Down river, Eagle Pass newspaper editor Joseph O. Boehmer reprinted a clipping from a New York newspaper. According to “a well known citizen who has lately returned from the western borders of Texas,” Eagle Pass lay at the center of the revolution. Texans, however, could rest easy as long as the Rangers rode the river:

“That portion of Texas bordering on the Rio Grande . . . is being guarded from the invasion of the Mexican revolutionists by the grandest, bravest body of horsemen ever assembled under the stars and stripes or flag of any country, viz: the Texas rangers. They are in a measure similar to the Pennsylvania constabulary or the mounted police of Canada, all young, alert, brawny, keen-eyed Texans and frontiersmen, quick on the trigger, can shoot from the hip, swing the lasso and are unequaled horsemen, superior in fact to the Cossacks of Russia.”

Calling the story “the most magnificent lie about Eagle Pass it has ever been our pleasure to read,” Boehmer continued:

“Naturally we would like to see one of those magnificent Texas rangers. We have lived here some twenty years and nary a dad-burned Texas ranger have we seen in Eagle Pass yet.”
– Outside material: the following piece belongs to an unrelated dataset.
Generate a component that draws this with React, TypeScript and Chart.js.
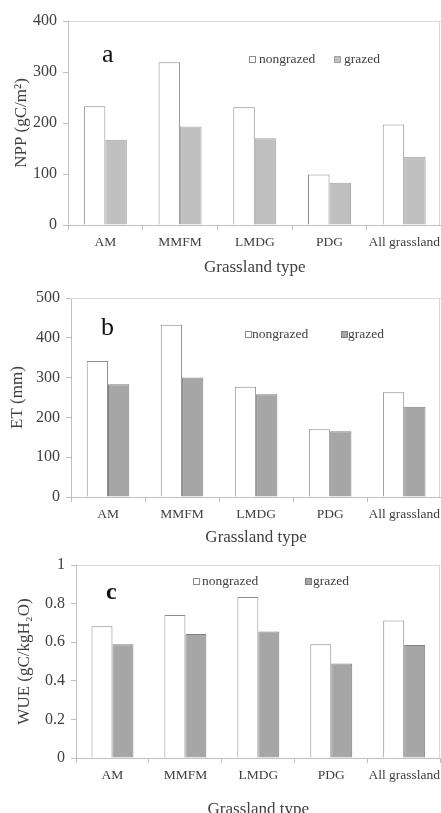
import React, { useEffect, useRef } from "react";
import { Chart, registerables } from "chart.js";

Chart.register(...registerables);

// ---- data ----
const categories = ["AM", "MMFM", "LMDG", "PDG", "All grassland"];
const seriesNames = ["nongrazed", "grazed"];

const nppNongrazed = [233, 319, 231, 99, 197];
const nppGrazed = [167, 193, 170, 83, 134];

const etNongrazed = [342, 433, 277, 170, 263];
const etGrazed = [283, 300, 258, 165, 227];

const wueNongrazed = [0.682, 0.741, 0.834, 0.589, 0.713];
const wueGrazed = [0.589, 0.642, 0.655, 0.49, 0.585];

const nppAxis = { min: 0, max: 400, step: 100 };
const etAxis = { min: 0, max: 500, step: 100 };
const wueAxis = { min: 0, max: 1, step: 0.2 };

const xTitle = "Grassland type";

// ---- styling ----
const SERIF = "'Liberation Serif', 'Times New Roman', 'DejaVu Serif', serif";
const TEXT = "#404040";
const AXIS = "#bfbfbf";
const FRAME = "#d9d9d9";
const CANVAS_W = 444;

const decorPlugin = {
  id: "panelDecor",
  afterDraw(chart: any, _args: any, opts: any) {
    const ctx = chart.ctx as CanvasRenderingContext2D;
    const { left, top, right, bottom } = chart.chartArea;
    ctx.save();
    ctx.strokeStyle = FRAME;
    ctx.lineWidth = 1;
    ctx.beginPath();
    ctx.moveTo(left, Math.round(top) + 0.5);
    ctx.lineTo(right, Math.round(top) + 0.5);
    ctx.moveTo(Math.min(440, Math.round(right)) - 0.5, top);
    ctx.lineTo(Math.min(440, Math.round(right)) - 0.5, bottom);
    ctx.stroke();

    ctx.fillStyle = "#111";
    ctx.font = opts.letterFont;
    ctx.textBaseline = "middle";
    ctx.textAlign = "left";
    ctx.fillText(opts.letter, opts.letterX, opts.letterY);

    ctx.font = `13.5px ${SERIF}`;
    chart.data.datasets.forEach((ds: any, i: number) => {
      const pos = opts.legend[i];
      const s = 7;
      const bx = pos.boxX;
      const by = Math.round(pos.y - s / 2);
      ctx.fillStyle = ds.backgroundColor;
      ctx.fillRect(bx, by, s, s);
      ctx.strokeStyle = ds.borderColor;
      ctx.strokeRect(bx + 0.5, by + 0.5, s - 1, s - 1);
      ctx.fillStyle = TEXT;
      ctx.fillText(ds.label, pos.textX, pos.y);
    });
    ctx.restore();
  },
};

type PanelProps = {
  top: number;
  height: number;
  padTop: number;
  yWidth: number;
  xHeight: number;
  xTitlePadBottom: number;
  yTitle: string;
  yTitlePad: number;
  axis: { min: number; max: number; step: number };
  nongrazed: number[];
  grazed: number[];
  grazedFill: string;
  grazedBorder: string;
  letter: string;
  letterFont: string;
  letterX: number;
  letterY: number;
  legend: { boxX: number; textX: number; y: number }[];
};

function Panel(p: PanelProps) {
  const ref = useRef<HTMLCanvasElement | null>(null);
  useEffect(() => {
    if (!ref.current) return;
    const chart = new Chart(ref.current, {
      type: "bar",
      data: {
        labels: categories,
        datasets: [
          {
            label: seriesNames[0],
            data: p.nongrazed,
            backgroundColor: "#ffffff",
            borderColor: "#8c8c8c",
            borderWidth: 1,
            categoryPercentage: 0.575,
            barPercentage: 1,
          },
          {
            label: seriesNames[1],
            data: p.grazed,
            backgroundColor: p.grazedFill,
            borderColor: p.grazedBorder,
            borderWidth: 1,
            categoryPercentage: 0.575,
            barPercentage: 1,
          },
        ],
      },
      options: {
        responsive: false,
        animation: false,
        layout: { padding: { top: p.padTop, left: 0, right: 0, bottom: 0 } },
        plugins: {
          legend: { display: false },
          tooltip: { enabled: false },
          panelDecor: {
            letter: p.letter,
            letterFont: p.letterFont,
            letterX: p.letterX,
            letterY: p.letterY,
            legend: p.legend,
          },
        } as any,
        scales: {
          x: {
            offset: true,
            grid: {
              offset: true,
              drawOnChartArea: false,
              drawTicks: true,
              tickLength: 5,
              color: AXIS,
            },
            border: { display: true, color: AXIS },
            ticks: {
              color: TEXT,
              font: { family: SERIF, size: 13.5 },
              padding: 4,
              maxRotation: 0,
              autoSkip: false,
            },
            title: {
              display: true,
              text: xTitle,
              color: TEXT,
              font: { family: SERIF, size: 17, lineHeight: 1.2 },
              padding: { top: 0, bottom: p.xTitlePadBottom },
            },
            afterFit: (s: any) => {
              s.height = p.xHeight;
            },
          },
          y: {
            min: p.axis.min,
            max: p.axis.max,
            grid: {
              drawOnChartArea: false,
              drawTicks: true,
              tickLength: 5,
              color: AXIS,
            },
            border: { display: true, color: AXIS },
            ticks: {
              stepSize: p.axis.step,
              color: TEXT,
              font: { family: SERIF, size: 16 },
              padding: 6,
              callback: (v: any) => String(parseFloat(Number(v).toFixed(2))),
            },
            title: {
              display: true,
              text: p.yTitle,
              color: TEXT,
              font: { family: SERIF, size: 17, lineHeight: 1.2 },
              padding: { top: p.yTitlePad, bottom: 0 },
            },
            afterFit: (s: any) => {
              s.width = p.yWidth;
            },
          },
        },
      },
      plugins: [decorPlugin],
    });
    return () => chart.destroy();
  }, []);
  return (
    <canvas
      ref={ref}
      width={CANVAS_W}
      height={p.height}
      style={{ position: "absolute", left: 0, top: p.top, width: CANVAS_W, height: p.height }}
    />
  );
}

export default function App() {
  return (
    <div
      style={{
        position: "absolute",
        left: 0,
        top: 0,
        width: 441,
        height: 813,
        overflow: "hidden",
        background: "#ffffff",
      }}
    >
      <Panel
        top={0}
        height={280}
        padTop={21}
        yWidth={68}
        xHeight={55}
        xTitlePadBottom={1.8}
        yTitle="NPP (gC/m²)"
        yTitlePad={11.5}
        axis={nppAxis}
        nongrazed={nppNongrazed}
        grazed={nppGrazed}
        grazedFill="#c0c0c0"
        grazedBorder="#a3a3a3"
        letter="a"
        letterFont={`26px ${SERIF}`}
        letterX={102}
        letterY={55}
        legend={[
          { boxX: 249, textX: 259, y: 59 },
          { boxX: 334, textX: 344, y: 59 },
        ]}
      />
      <Panel
        top={270}
        height={280}
        padTop={28}
        yWidth={71}
        xHeight={53}
        xTitlePadBottom={1.8}
        yTitle="ET (mm)"
        yTitlePad={7.8}
        axis={etAxis}
        nongrazed={etNongrazed}
        grazed={etGrazed}
        grazedFill="#a6a6a6"
        grazedBorder="#7f7f7f"
        letter="b"
        letterFont={`26px ${SERIF}`}
        letterX={101}
        letterY={58}
        legend={[
          { boxX: 245, textX: 252, y: 64 },
          { boxX: 341, textX: 348, y: 64 },
        ]}
      />
      <Panel
        top={545}
        height={268}
        padTop={20}
        yWidth={76}
        xHeight={55}
        xTitlePadBottom={-7}
        yTitle="WUE (gC/kgH₂O)"
        yTitlePad={14.8}
        axis={wueAxis}
        nongrazed={wueNongrazed}
        grazed={wueGrazed}
        grazedFill="#a6a6a6"
        grazedBorder="#7f7f7f"
        letter="c"
        letterFont={`bold 24px ${SERIF}`}
        letterX={106}
        letterY={48}
        legend={[
          { boxX: 193, textX: 202, y: 36 },
          { boxX: 305, textX: 313, y: 36 },
        ]}
      />
    </div>
  );
}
Texas did not have many rangers in those days, but most of them were stationed along the border, where by 1911 the violence had intensified. By March 2 that year, rebel fighters held Mexican federal forces under siege in Ojinaga. U.S. troops marched from Marfa to the border to make sure the fighting did not spread into Texas.

At Juarez, rebels attacked at 10:30 a.m. on May 8. Errant bullets whizzing across the Rio Grande into El Paso killed five U.S. citizens and wounded 15.
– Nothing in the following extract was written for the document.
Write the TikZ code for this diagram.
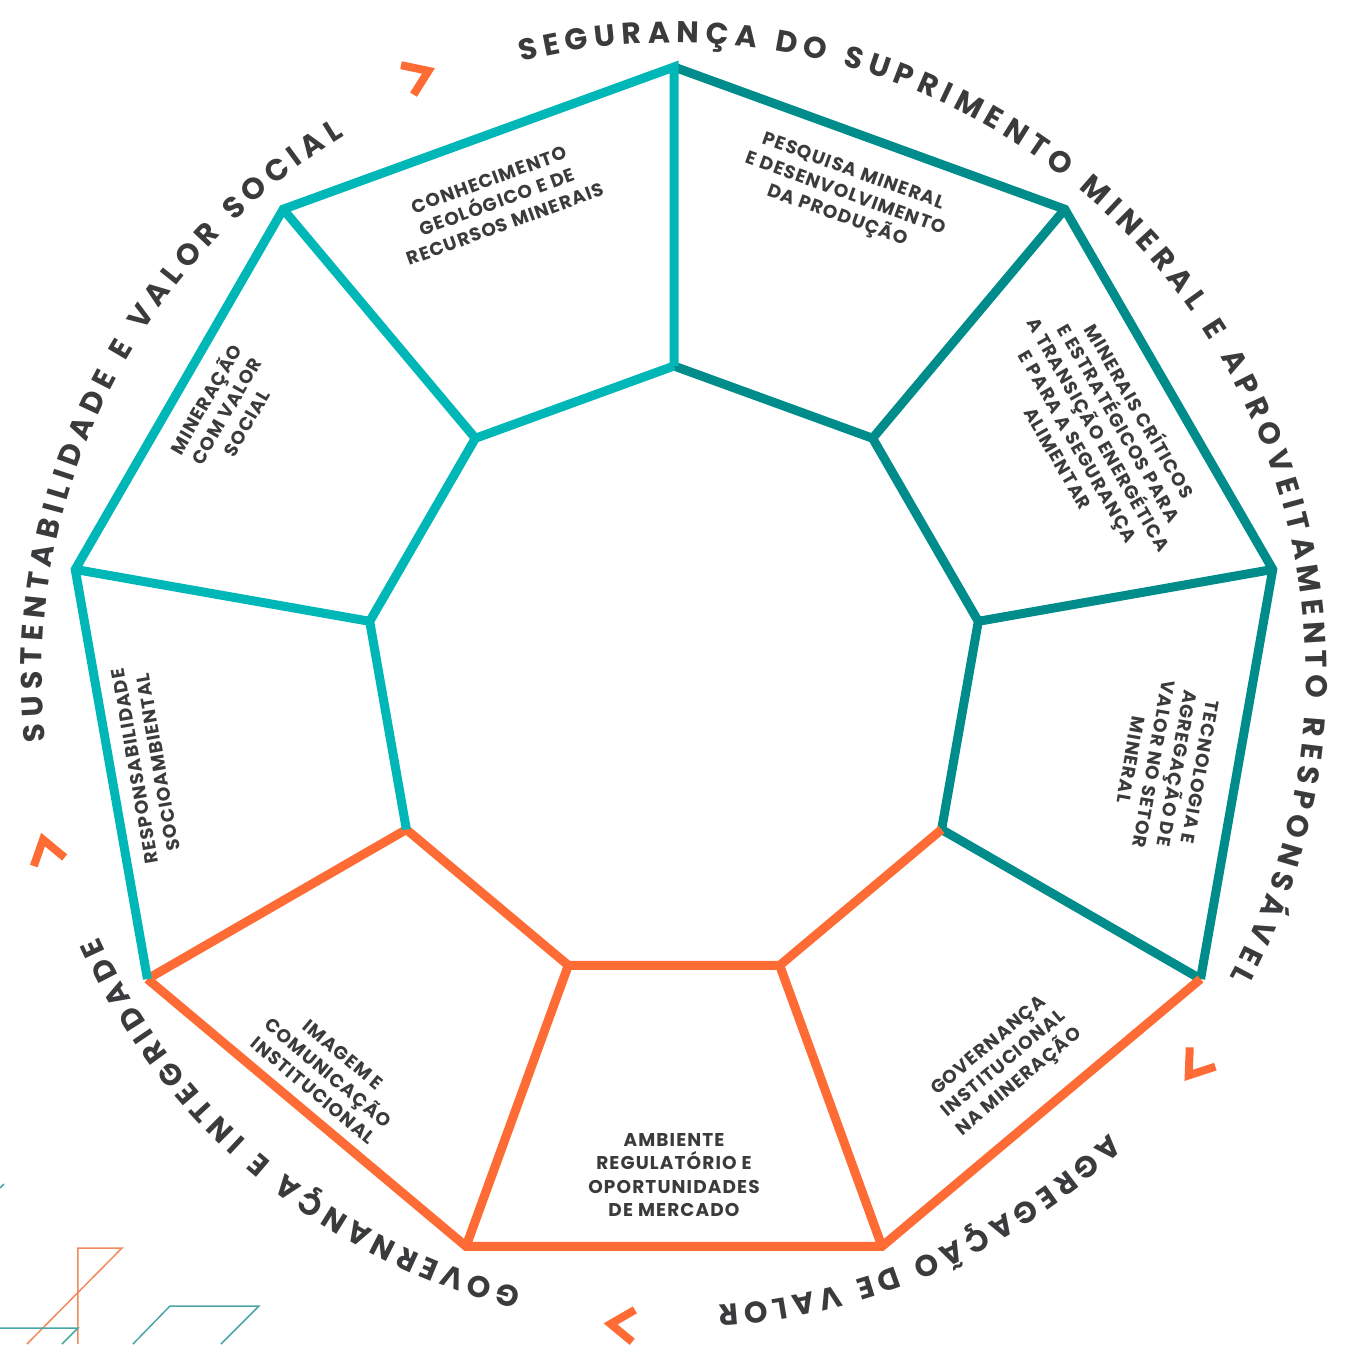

“We are all…watching the fight at Juarez,” Ranger Capt. John R. Hughes said in a telegram to the state adjutant general in Austin. “Wish you and all the force could be here to enjoy the Fun.”

Meanwhile, local retailers did a brisk business selling field glasses with many El Pasoans cheerfully paying a dollar for access to rooftops affording a view across the Rio Grande. “Stay away from the danger zone,” the A.D. Foster Co. advertised in the city’s two newspapers, “but See Everything Across the River Today” by taking advantage of low prices on “field glasses…of the finest foreign make.”

Under the watchful eyes of Hughes and thousands of other El Pasoans, the Battle of Juarez ended two days later with Madero’s soldiers in control. The revolutionaries had killed as many as a hundred federal troops while losing only 15 of their own in taking the city, which Madero quickly proclaimed Mexico’s provisional capital.

As Madero struggled to return Juarez to some sense of normalcy, in El Paso the Hotel Taxi Cab and Auto Co. offered round-trip tours of the battle-scarred city across the river starting at 50 cents a head.

On May 25, faced with similar defeats elsewhere in his country, Diaz resigned and fled to Europe with his former vice president. In November 1911, a year after starting the revolution, Madero became the republic’s new president. El Paso and the border felt more at ease, but the revolution soon flared again and continued for nearly a decade.

Some of El Paso’s older buildings still bear bullet pockmarks from that long-ago revolution. And now the border city is in the line of fire again.